In Praise of Sophie Muller

Music videos are generally throw away objects not meant to resonate much beyond the immediate present and sell some units, or build a buzz around an artist.

But a few music video directors manage to create a style for themselves that carries over from decade to decade and from artist to artist.

Sophie Muller is one such person.

Browsing through her list of credits on her Wiki page is like a summary of some of the better videos of the past 20 years.

Through the miracle of YouTube and copyright infringement, I can share with you some highlights.

The video for Eurythmic's Beethoven, the non-musical intro speech from Annie is simply brilliant. For a first video credit, an impressive effort. Why Ms. Lennox didn't do more acting I'll never know. She would have been fantastic. Simple, surreal, compelling, and services the song well, all the things a video should be.

Next up, Sade's No Ordinary Love, the underwater theme suits this song perfectly. Her voice is so flowing and liquid, she's easily believable as a slightly sad siren. The scene shifts between that and a sad runaway bride. It doesn't have to make sense, it's a video dammit.

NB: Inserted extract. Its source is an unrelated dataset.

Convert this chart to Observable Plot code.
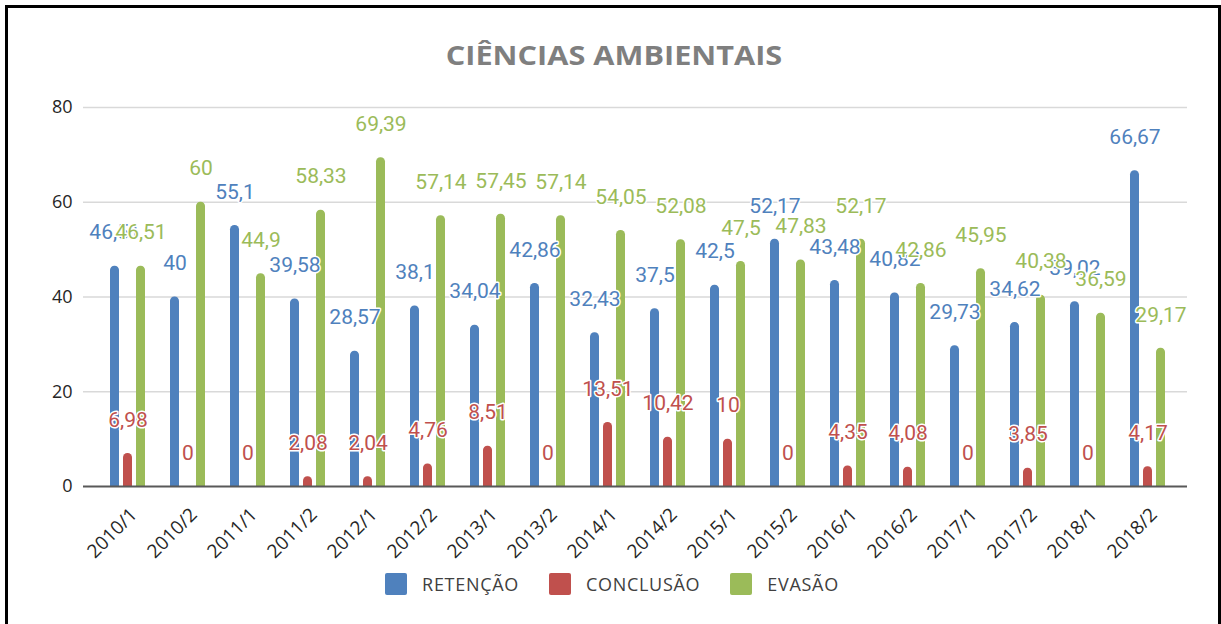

Have I ever mentioned I love me some Hope Sandoval? That's her with The Jesus and Mary Chain in the video for Sometimes Always. She and the lead singer were an item at the time, a bit of that shows through in this video. Again, Sophie finds a visual setting that serves the sound of the song. There's a western edge to the song, and the video is shot in what looks like Death Valley (or the Mojave, not sure). Simple, and simply beautiful.

No Doubt - Simple Kind of Life, another video that uses the tensions of a real life relationship to help sell the song and the visuals. This video would seem to be part of the process of Gwen becoming "Gwen" and overshadowing the rest of the band. Some interesting stuff going on from a technique standpoint, I especially like the shot towards the end where the camera stays focused on a spot and Gwen walks into focus. Different without being too showy.

Loretta Lynn & Jack White, Portland Oregon, another case of matching song to sight. Sophie has some particular things she likes to do that carry over from video to video, and she seems to like a real saturated look on her studio work, plus the low tracking shot cut with close ups. But it works, dunnit? For a moment I thought Jack and Loretta were going to make out though, ewwwwwwwwwwwwwwwwwwwwwwwwwwww.

Lily Allen, Smile, I can't wait till this album is released in the United States. I eat this sort of stuff up with a spoon. But back to the video, again, she shoots a video that highlights some aspect of the sound. In this case, Lily's style is very London-centric, and the video is pure chavtastic. Brilliant stuff, that. This is a pretty snotty song (in a good way), and the video is equally snotty. Perfect.

So what does Sophie Muller do that's so good? She serves the artist, that's what. Each of these videos, though there are some common touches, are different enough from each other that you wouldn't have been surprised if they were made by different directors. Sophie lets the music speak for itself and the personality of the artists escape from the screen. With each of the videos you don't get the sense that you're seeing a manufactured and test-marketed pose, but rather a window into who these folks are in their everyday lives. Remarkable thing to accomplish on a budget while the main purpose is to push units.

I'm glad she hasn't tried to make the leap to making features. I don't think she'd be good at it. Most video artists who try to become directors lose something in the translation and end up making very disjointed and incoherent films that stretch 15 minute stories into 90 minute films (instead of compacting 15 minute stories into 4 minute videos as is their habit and talent). McG and Michel Gondry come to mind.

It's a special talent to be able to tell 15 minutes of story in 4 minutes of music video, something that shouldn't be scoffed at.

All the above was inpsired by Bill at So Quoted's post regarding Gwen Stefani and her Wind It Up video (above). Notice how in the No Doubt video way up above she seems scared of being in the spotlight, and now she's somewhere between Elvis and Madonna (but with a smirk). Interesting developments.

And I reviewed the album The Sweet Escape (mostly positively) about a week ago here. I kind of ignored the song Wind It Up in my review, mainly cause I find it to be the most annoying track on the album. I prefer to build up, rather than to tear down, I guess that's why my reviews aren't as compelling as they could be.